In 2010 Vega rerecorded the song for the “Close Up” series. This close-up production of “Bound” (just voice and guitar) is one of the most intimate recordings I know and it takes the central idea of letting down guard to the performance level: her voice during the chorus is clearly out of her comfort zone but thus reaches a rare quality of not only describing a certain state of frailty, but incorporating it with guts and grace: of course she hits the right notes, but the tones themselves sound like a question, and it becomes apparent that the vulnerability expressed in the lyrics is also expressed in the voice.

As so often in Vega’s songs, an additional, more subtle topic is the insufficiency of language. “All these words” she is singing “like darling and angel and dear / crowd my mouth in a path to your ear” – unable to adequately express her affection on the one hand and on the other doubtful about whether or not she is still an adequate object of desire, she ends the song with a gutpunching line that literally made me gasp and gave me sparkling skin the first time I listened to the song: “When I said: I am bound to you forever / here’s what I meant: I am bound to you forever.” I must have listened to this song hundreds of times but I still can’t decide whether this is the total affirmation of language or a complete capitulation to it: whether she insists that language is transparent and that what she has said is *exactly* what she meant to say or whether she is giving up on images, metaphors and metonymies, with the only option of simply repeating the same words in the vain attempt to make them more meaningful.

Additionally these lines oscillate between two other meanings, likewise contradictory: by singing the line “I am bound to you forever” two times (and note that the repetition is made necessary by the ‘plot’ of the song and does not just have an ornamentory function because of the convention of pop to repeat a hook-line) she allows it to exist with two meanings at the same time. The first time it has the lightness of a very sweet and reassuring declaration of eternal love and affection with a rising melody at the end of the line. But the second time the line has a totally different ring to it: all of a sudden a darker, more unsettling meaning prevails and it expresses the impossibility to align the wish for togetherness with the wish for personal freedom. It almost sounds like a threat and a sudden realization of being unfree: “I am bound to you forever” – especially since the next song on the album is called “Unbound”, celebrating the feeling of cutting ties: “I was once bound at the root / confined with twine both mind and foot / I cut it loose / and now I am free / as anything alive can be”.

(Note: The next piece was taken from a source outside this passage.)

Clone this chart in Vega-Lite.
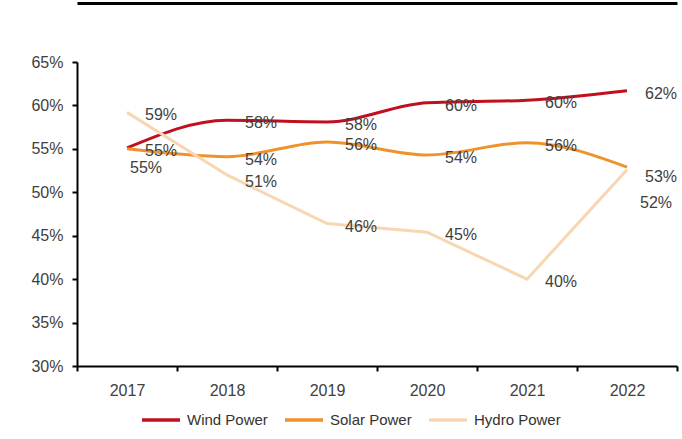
{
  "$schema": "https://vega.github.io/schema/vega-lite/v6.json",
  "width": 600,
  "height": 304,
  "autosize": {"type": "none"},
  "padding": {"left": 77, "top": 62, "right": 5, "bottom": 73},
  "background": "white",
  "config": {
    "view": {"stroke": null},
    "font": "Liberation Sans",
    "text": {"font": "Liberation Sans"}
  },
  "data": {
    "values": [
      {"year": "2017", "series": "Wind Power", "value": 0.551, "label": "55%"},
      {"year": "2018", "series": "Wind Power", "value": 0.583, "label": "58%"},
      {"year": "2019", "series": "Wind Power", "value": 0.581, "label": "58%"},
      {"year": "2020", "series": "Wind Power", "value": 0.603, "label": "60%"},
      {"year": "2021", "series": "Wind Power", "value": 0.606, "label": "60%"},
      {"year": "2022", "series": "Wind Power", "value": 0.617, "label": "62%"},
      {"year": "2017", "series": "Solar Power", "value": 0.550, "label": "55%"},
      {"year": "2018", "series": "Solar Power", "value": 0.541, "label": "54%"},
      {"year": "2019", "series": "Solar Power", "value": 0.558, "label": "56%"},
      {"year": "2020", "series": "Solar Power", "value": 0.543, "label": "54%"},
      {"year": "2021", "series": "Solar Power", "value": 0.557, "label": "56%"},
      {"year": "2022", "series": "Solar Power", "value": 0.529, "label": "53%"},
      {"year": "2017", "series": "Hydro Power", "value": 0.592, "label": "59%"},
      {"year": "2018", "series": "Hydro Power", "value": 0.520, "label": "51%"},
      {"year": "2019", "series": "Hydro Power", "value": 0.464, "label": "46%"},
      {"year": "2020", "series": "Hydro Power", "value": 0.454, "label": "45%"},
      {"year": "2021", "series": "Hydro Power", "value": 0.400, "label": "40%"},
      {"year": "2022", "series": "Hydro Power", "value": 0.526, "label": "52%"}
    ]
  },
  "resolve": {"axis": {"x": "independent", "y": "independent"}},
  "layer": [
    {
      "transform": [{"filter": "datum.series !== 'Hydro Power'"}],
      "mark": {"type": "line", "interpolate": "monotone", "strokeWidth": 3},
      "encoding": {
        "x": {
          "field": "year", "type": "ordinal", "bandPosition": 0.5,
          "scale": {"type": "band", "paddingInner": 0, "paddingOuter": 0},
          "axis": {
            "title": null, "labelAngle": 0, "tickBand": "extent",
            "domainColor": "#000000", "domainWidth": 2,
            "tickColor": "#000000", "tickWidth": 2, "tickSize": 5,
            "labelFont": "Liberation Sans", "labelFontSize": 16, "labelColor": "#404040",
            "labelPadding": 11
          }
        },
        "y": {
          "field": "value", "type": "quantitative",
          "scale": {"domain": [0.3, 0.65], "nice": false, "zero": false},
          "axis": {
            "title": null, "format": ".0%", "values": [0.3, 0.35, 0.4, 0.45, 0.5, 0.55, 0.6, 0.65],
            "grid": false, "domainColor": "#000000", "domainWidth": 2,
            "tickColor": "#000000", "tickWidth": 2, "tickSize": 5,
            "labelFont": "Liberation Sans", "labelFontSize": 16, "labelColor": "#404040",
            "labelPadding": 9
          }
        },
        "color": {
          "field": "series", "type": "nominal",
          "scale": {"domain": ["Wind Power", "Solar Power", "Hydro Power"], "range": ["#C0101E", "#F0922B", "#F9D6B2"]},
          "legend": {
            "title": null, "orient": "none", "direction": "horizontal",
            "legendX": 63, "legendY": 337,
            "symbolType": "stroke", "symbolStrokeWidth": 3.5, "symbolSize": 1444,
            "labelFont": "Liberation Sans", "labelFontSize": 15, "labelColor": "#333333",
            "columnPadding": 10, "labelOffset": 5
          }
        }
      }
    },
    {
      "transform": [{"filter": "datum.series === 'Hydro Power'"}],
      "mark": {"type": "line", "interpolate": "linear", "strokeWidth": 3},
      "encoding": {
        "x": {
          "field": "year", "type": "ordinal", "bandPosition": 0.5,
          "axis": {
            "orient": "top", "title": null, "labels": false, "ticks": false,
            "domainColor": "#000000", "domainWidth": 3, "offset": 59
          }
        },
        "y": {"field": "value", "type": "quantitative", "axis": null},
        "color": {"field": "series", "type": "nominal"}
      }
    },
    {
      "transform": [{"filter": "!((datum.series === 'Solar Power' && (datum.year === '2017' || datum.year === '2022')) || (datum.series === 'Hydro Power' && (datum.year === '2018' || datum.year === '2022')))"}],
      "mark": {"type": "text", "align": "left", "baseline": "middle", "dx": 18, "dy": 3, "fontSize": 16, "color": "#404040", "font": "Liberation Sans"},
      "encoding": {
        "x": {"field": "year", "type": "ordinal", "bandPosition": 0.5, "axis": null},
        "y": {"field": "value", "type": "quantitative", "axis": null},
        "text": {"field": "label"}
      }
    },
    {
      "transform": [{"filter": "datum.series === 'Solar Power' && datum.year === '2017'"}],
      "mark": {"type": "text", "align": "left", "baseline": "middle", "dx": 3, "dy": 19, "fontSize": 16, "color": "#404040", "font": "Liberation Sans"},
      "encoding": {
        "x": {"field": "year", "type": "ordinal", "bandPosition": 0.5, "axis": null},
        "y": {"field": "value", "type": "quantitative", "axis": null},
        "text": {"field": "label"}
      }
    },
    {
      "transform": [{"filter": "datum.series === 'Solar Power' && datum.year === '2022'"}],
      "mark": {"type": "text", "align": "left", "baseline": "middle", "dx": 18, "dy": 10, "fontSize": 16, "color": "#404040", "font": "Liberation Sans"},
      "encoding": {
        "x": {"field": "year", "type": "ordinal", "bandPosition": 0.5, "axis": null},
        "y": {"field": "value", "type": "quantitative", "axis": null},
        "text": {"field": "label"}
      }
    },
    {
      "transform": [{"filter": "datum.series === 'Hydro Power' && datum.year === '2018'"}],
      "mark": {"type": "text", "align": "left", "baseline": "middle", "dx": 18, "dy": 7, "fontSize": 16, "color": "#404040", "font": "Liberation Sans"},
      "encoding": {
        "x": {"field": "year", "type": "ordinal", "bandPosition": 0.5, "axis": null},
        "y": {"field": "value", "type": "quantitative", "axis": null},
        "text": {"field": "label"}
      }
    },
    {
      "transform": [{"filter": "datum.series === 'Hydro Power' && datum.year === '2022'"}],
      "mark": {"type": "text", "align": "left", "baseline": "middle", "dx": 13, "dy": 33, "fontSize": 16, "color": "#404040", "font": "Liberation Sans"},
      "encoding": {
        "x": {"field": "year", "type": "ordinal", "bandPosition": 0.5, "axis": null},
        "y": {"field": "value", "type": "quantitative", "axis": null},
        "text": {"field": "label"}
      }
    }
  ]
}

To me, “Bound” is a dazzlingly dense and rich song: it addresses the fear of losing love and affection. It expresses the uncomfortable and daring step to let down (emotional) guard and to allow yourself to be vulnerable lyrically and musically. And – in two simple but brilliantly complex lines – it deals with the impossible desire to bind yourself to a person while being free at the same time as well as with the struggling relationship we have with a language that simultaneously binds us to each other but will always fail to connect us truly – and yet we are bound to it forever.